Lives Remembered: Harry Spanswick
Thursday 28 February 2013
Harry Spanswick worked in newspaper printing for over 30 years. He will be missed by those whose lives he touched, whether people he worked with, laughed with, or campaigned and fought with.
Harry was born in Wandsworth on 19 July 1931, and after National Service in the RAF he began his career in printing in 1953, joining the Natsopa (later Sogat '82) union and working as an engineer assistant printing the News of the World, The Sun and The Catholic Herald. He never sought officialdom; for him it was all about the people he worked alongside. He believed in the strength and truth of grassroots representation, and the leadership and loyalty he showed to those he represented was returned to him unquestioningly by his chapel members. He was elected as Father of Chapel and also as Imperial Father (of all chapels), and it is a testament to his commitment that he was the longest-serving FOC in his union's history in Fleet street. His workmates chose him to lead and defend them every year in what were dangerous and antiquated working conditions and a harsh industrial relations environment.
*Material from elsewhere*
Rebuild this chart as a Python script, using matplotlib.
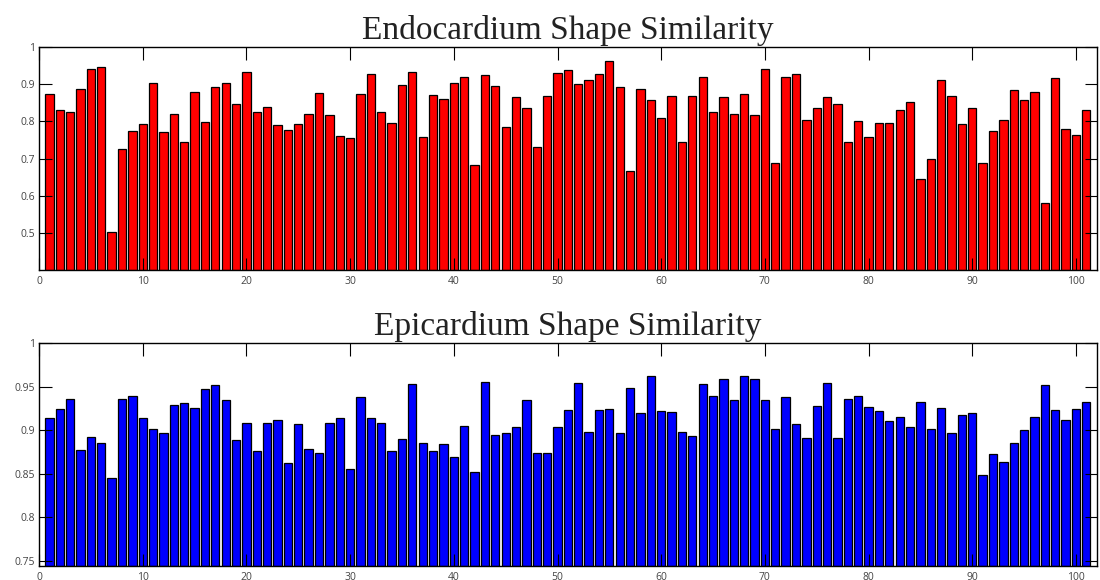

Harry never shirked from standing up to injustice. Amid the starkness of 1980s industrial relations Harry showed his unflinching commitment to fighting injustice, supporting miners, for instance, particularly in Kent. And in the year-long Wapping dispute he showed his strength, leadership and conviction, fighting for his own members and 6,000 others against the injustices and violence of that time with determination and courage.
A man of insight, Harry had realised early on that News International was planning to de-unionise their papers in the move from Fleet Street to Wapping. He investigated building plans, suppliers, equipment orders and the plans of the new plant, thinking more broadly and creatively than most, ensuring that chapel members remained on site throughout the building of what became known as "Fortress Wapping" and pulling together sufficient information showing the real purpose of the plant, which he and his Chapel presented to the hitherto unsuspecting leaders of the Sogat, NGA and AEEUW unions. He then got into full throttle on the streets of Wapping in 1986 and 1987.
At the end of the dispute, despite knowing that he would not work in print again, Harry ensured that his colleagues had a voice, protection and a future within their trade union, He was immediately elected the unemployed FOC, and ensured that the union looked after those who had worked hard in the cause. Only after this did he finally leave the print industry, joining a south London educational college to work with the long-term unemployed, providing vocational skills and opportunities for employment. Harry loved this work with a passion for 18 years, working right until his last day.
Harry, who died on 10 December 2012, always fought injustice and knew that the best protection was to face things head-on. He never let anyone down and his strength and qualities will endure for everyone who knew and loved him, who laughed with him in the face of adversity. His inspiration endures through the belief that every single one of us can and should make a difference.